Here is the paper's first section. I will present this at this NBER Conference next month.
Introduction
Suppose that your household was choosing between living in suburban Houston or center city San Francisco. In each case, what would your household’s annual carbon footprint be? Glaeser and Kahn (2010) estimate that a standardized household would create 12.5 extra tons of carbon dioxide per year if it moved to Houston rather than moving to San Francisco. In Houston, the same household drives more, lives in a bigger home, uses more residential electricity – electricity that is generated by power plants with a higher emissions factor. Using data from 2006 for 74 major Chinese cities, Zheng, Wang, Glaeser and Kahn (2010) document that northern cities have the largest household carbon footprints due to coal burning for winter heat. This cross-sectional descriptive work creates a benchmark for comparing cities’ household carbon emissions from transportation, electricity consumption and home heating, at a point in time and tracking city trends over time. In both studies, there is clear evidence that cities differ sharply with respect to their “greenness” on this important dimension. Given that greenhouse gas emissions are a global externality, households are unlikely to internalize this cost of moving to a city like Houston when they make their locational decisions.
Why is San Francisco “greener” than Houston? San Francisco is blessed with a temperate climate. Northern California’s electric utilities emit less greenhouse gas emissions per unit of power generated than their Texas counterparts. In addition to these factors, San Francisco’s urban form and public transit system encourage more households to live a walking, compact, “new urbanist” life relative to households living in sprawling Houston.
This discussion highlights that there are a number of urban policies that can affect a metropolitan area’s per-capita carbon emissions. Rather than attempt to tease out the individual contributions of any one policy, I focus on estimating how much does a household’s carbon footprint shrink by when it lives closer to the city center. Throughout this paper, I assume that urban areas can enact a range of policies including urban transit investments, to business incentives (such as urging major employers to remain downtown) and center city quality of life improvements. Such policies increase the demand for living and working in the center city.

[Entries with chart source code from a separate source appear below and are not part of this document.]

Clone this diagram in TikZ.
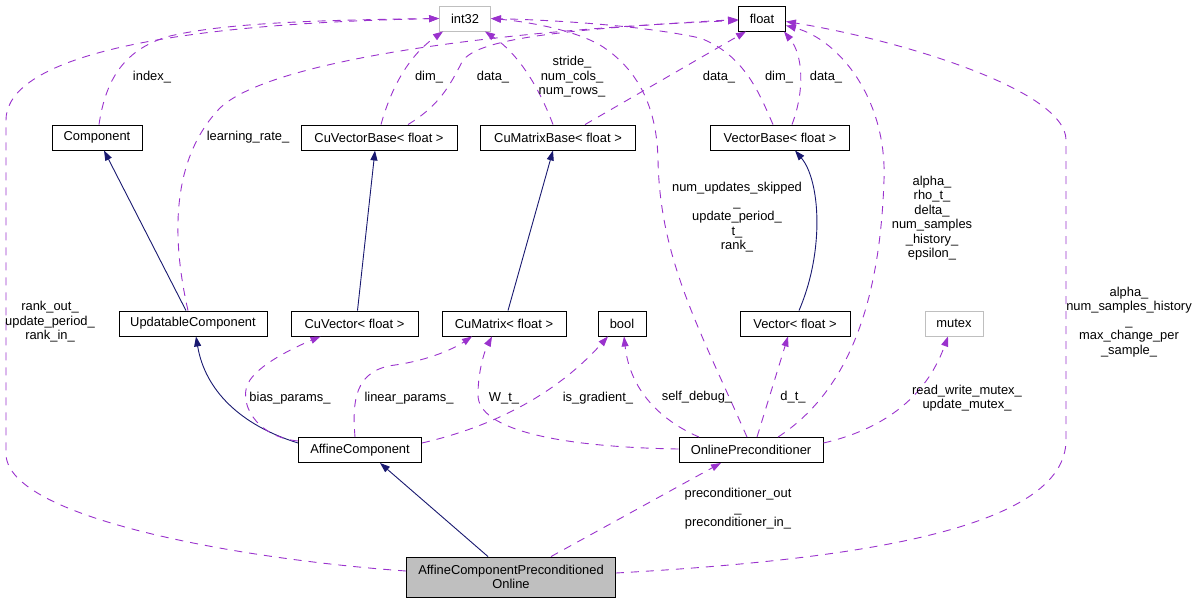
\documentclass[tikz,border=0pt]{standalone}
\usepackage{fontspec}
\setmainfont{Liberation Sans}
\usepackage{xcolor}
\usepackage{tikz}
\usetikzlibrary{arrows.meta}
\usetikzlibrary{positioning}

\definecolor{inhblue}{HTML}{191970}
\definecolor{usedviolet}{HTML}{9A32CD}
\definecolor{extgrey}{HTML}{BFBFBF}

\begin{document}
\begin{tikzpicture}[x=1pt, y=-1pt, font=\fontsize{12.9}{14.5}\selectfont]
        \tikzstyle{every node}=[inner sep=0pt, align=center]
        \tikzstyle{cls}=[draw=black, line width=0.9pt, minimum height=25pt]
        \tikzstyle{extcls}=[draw=extgrey, line width=0.9pt, minimum height=25pt]
        \tikzstyle{inherit}=[color=inhblue, line width=0.9pt, -{Triangle[length=10pt,width=7pt]}]
        \tikzstyle{member}=[color=usedviolet, line width=0.9pt, dash pattern=on 8pt off 7pt, -{Triangle[length=10pt,width=7pt]}]
        \useasboundingbox (0,0) rectangle (1199,603);

        \node[extcls, minimum width=51pt] (int32) at (465,18.5) {int32};
        \node[cls, minimum width=47pt] (float) at (762,18.5) {float};
        \node[cls, minimum width=90pt] (component) at (97,137.5) {Component};
        \node[cls, minimum width=156pt] (cuvecbase) at (379,137.5) {CuVectorBase< float >};
        \node[cls, minimum width=155pt] (cumatbase) at (558,137.5) {CuMatrixBase< float >};
        \node[cls, minimum width=139pt] (vecbase) at (780,137.5) {VectorBase< float >};
        \node[cls, minimum width=148pt] (updcomp) at (193,323.5) {UpdatableComponent};
        \node[cls, minimum width=127pt] (cuvec) at (354.5,323.5) {CuVector< float >};
        \node[cls, minimum width=124pt] (cumat) at (504,323.5) {CuMatrix< float >};
        \node[cls, minimum width=48pt] (bool) at (622,323.5) {bool};
        \node[cls, minimum width=110pt] (vec) at (795,323.5) {Vector< float >};
        \node[extcls, minimum width=58pt] (mutex) at (954,323.5) {mutex};
        \node[cls, minimum width=123pt] (affine) at (360,450) {AffineComponent};
        \node[cls, minimum width=144pt] (online) at (751,450) {OnlinePreconditioner};
        \node[cls, fill=extgrey, minimum width=209pt, minimum height=40pt] (acpo) at (511,577) {AffineComponentPreconditioned\\Online};

        \draw[inherit] ([xshift=-7pt]updcomp.north) -- ([xshift=7pt]component.south);
        \draw[inherit] ([xshift=3pt]cuvec.north) -- ([xshift=-4pt]cuvecbase.south);
        \draw[inherit] ([xshift=4pt]cumat.north) -- ([xshift=-5pt]cumatbase.south);
        \draw[inherit] ([xshift=4pt]vec.north) .. controls (825,250) and (820,180) .. ([xshift=15pt]vecbase.south);
        \draw[inherit] ([yshift=7pt]affine.west) .. controls (240,425) and (205,390) .. ([xshift=3pt]updcomp.south);
        \draw[inherit] ([xshift=-23pt]acpo.north) -- ([xshift=20pt]affine.south);

        \draw[member] ([xshift=2pt]component.north) .. controls (105,85) and (120,50) .. (170,36) .. controls (230,22) and (330,20) .. (int32.west);
        \draw[member] ([yshift=6pt]acpo.west) .. controls (250,560) and (10,520) .. (6,455) -- (6,120) .. controls (6,70) and (110,25) .. (int32.west);
        \draw[member] ([xshift=-5pt]updcomp.north) .. controls (172,240) and (170,160) .. (220,108) .. controls (270,60) and (500,30) .. ([yshift=-2pt]float.west);
        \draw[member] ([xshift=2pt]cuvecbase.north) .. controls (392,85) and (410,55) .. ([xshift=4pt]int32.south west);
        \draw[member] ([xshift=29pt]cuvecbase.north) .. controls (440,105) and (450,85) .. (462,62) .. controls (475,40) and (550,30) .. ([yshift=-1pt]float.west);
        \draw[member] ([xshift=-5pt]cumatbase.north) .. controls (540,90) and (520,55) .. ([xshift=-6pt]int32.south east);
        \draw[member] ([xshift=27pt]cumatbase.north) -- ([xshift=8pt]float.south west);
        \draw[member] ([xshift=-7pt]vecbase.north) .. controls (760,95) and (745,55) .. (700,38) .. controls (640,25) and (550,20) .. (int32.east);
        \draw[member] ([xshift=12pt]vecbase.north) .. controls (805,90) and (803,55) .. ([xshift=-2pt]float.south east);
        \draw[member] ([xshift=-4pt]online.north) .. controls (700,330) and (660,260) .. (658,160) .. controls (657,110) and (640,70) .. (600,45) .. controls (570,28) and (520,21) .. (int32.east);
        \draw[member] ([xshift=27pt]online.north) .. controls (850,390) and (880,300) .. (884,180) .. controls (887,100) and (840,40) .. ([yshift=-7pt]float.east);
        \draw[member] ([yshift=4pt]acpo.east) .. controls (850,560) and (1066,530) .. (1066,440) -- (1066,140) .. controls (1066,90) and (900,40) .. ([yshift=-3pt]float.east);
        \draw[member] ([yshift=9pt]affine.west) .. controls (255,437) and (236,400) .. (250,380) .. controls (262,362) and (300,345) .. ([xshift=-34pt]cuvec.south);
        \draw[member] ([xshift=-5pt]affine.north) .. controls (352,400) and (355,370) .. (395,365) .. controls (430,360) and (455,348) .. ([xshift=-32pt]cumat.south);
        \draw[member] ([yshift=7pt]affine.east) .. controls (500,425) and (560,390) .. ([xshift=-14pt]bool.south);
        \draw[member] ([yshift=1pt]online.west) .. controls (560,447) and (478,430) .. (478,395) .. controls (478,370) and (485,350) .. ([xshift=-12pt]cumat.south);
        \draw[member] ([xshift=-52pt]online.north) .. controls (660,420) and (630,390) .. ([xshift=2pt]bool.south);
        \draw[member] ([xshift=6pt]online.north) -- ([xshift=-7pt]vec.south);
        \draw[member] ([yshift=7pt]online.east) .. controls (880,430) and (925,400) .. ([xshift=-6pt]mutex.south);
        \draw[member] ([xshift=40pt]acpo.north) -- ([xshift=-30pt]online.south);

        \node (lindex) at (152,77) {index\_};
        \node (llearn) at (248,137) {learning\_rate\_};
        \node (lcvdim) at (429,77) {dim\_};
        \node (lcvdata) at (493,77) {data\_};
        \node (lcmsize) at (572,77) {stride\_\\num\_cols\_\\num\_rows\_};
        \node (lcmdata) at (719,77) {data\_};
        \node (lvbdim) at (779,77) {dim\_};
        \node (lvbdata) at (826,77) {data\_};
        \node (lopint) at (737,217.5) {num\_updates\_skipped\\\_\\update\_period\_\\t\_\\rank\_};
        \node (lopfloat) at (932,218) {alpha\_\\rho\_t\_\\delta\_\\num\_samples\\\_history\_\\epsilon\_};
        \node (lacfloat) at (1129,322) {alpha\_\\num\_samples\_history\\\_\\max\_change\_per\\\_sample\_};
        \node (lacint) at (50,322) {rank\_out\_\\update\_period\_\\rank\_in\_};
        \node (lbias) at (290,398) {bias\_params\_};
        \node (llinear) at (409,398) {linear\_params\_};
        \node (lwt) at (504,398) {W\_t\_};
        \node (lgrad) at (598,398) {is\_gradient\_};
        \node (ldebug) at (697,397) {self\_debug\_};
        \node (ldt) at (793,397) {d\_t\_};
        \node (lmutex) at (967,398) {read\_write\_mutex\_\\update\_mutex\_};
        \node (lprecond) at (738,509) {preconditioner\_out\\\_\\preconditioner\_in\_};
      \end{tikzpicture}
\end{document}
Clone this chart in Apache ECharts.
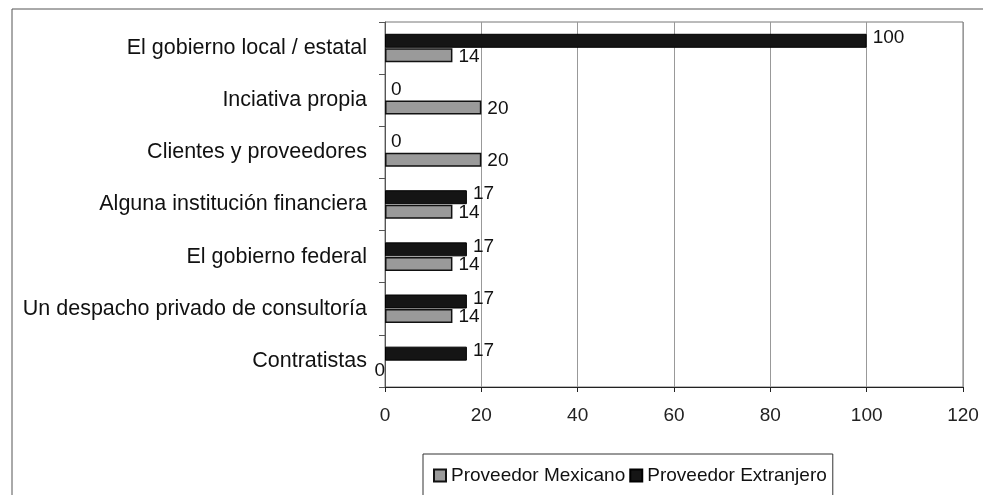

I seek to measure the carbon mitigation externality benefits of having a more vibrant center city that attracts households to live closer to the center.
To quantify the greenhouse gas emissions reductions benefits from living at higher population density, and closer to the city center, this paper uses recent micro data from the 2009 National Household Transportation Survey and unique 2008 data from a California electric utility to measure how a household’s carbon footprint varies as a function of how close it lives to the city center, and proximity to rail transit. This paper’s main finding is that a standardized household drives less and consumes less electricity when it lives closer to the city center than if it lived in the same metropolitan area’s suburbs.
Is this a causal effect? A reasonable concern is residential self-selection; those with an unobserved taste for living a “low carbon” life cluster close to rail transit stops and close to city centers. My cross-sectional OLS estimates are likely to reflect a mixture of selection and treatment effects and thus to represent an upper bound on the policy induced benefits of moving a household chosen at random closer to the city center.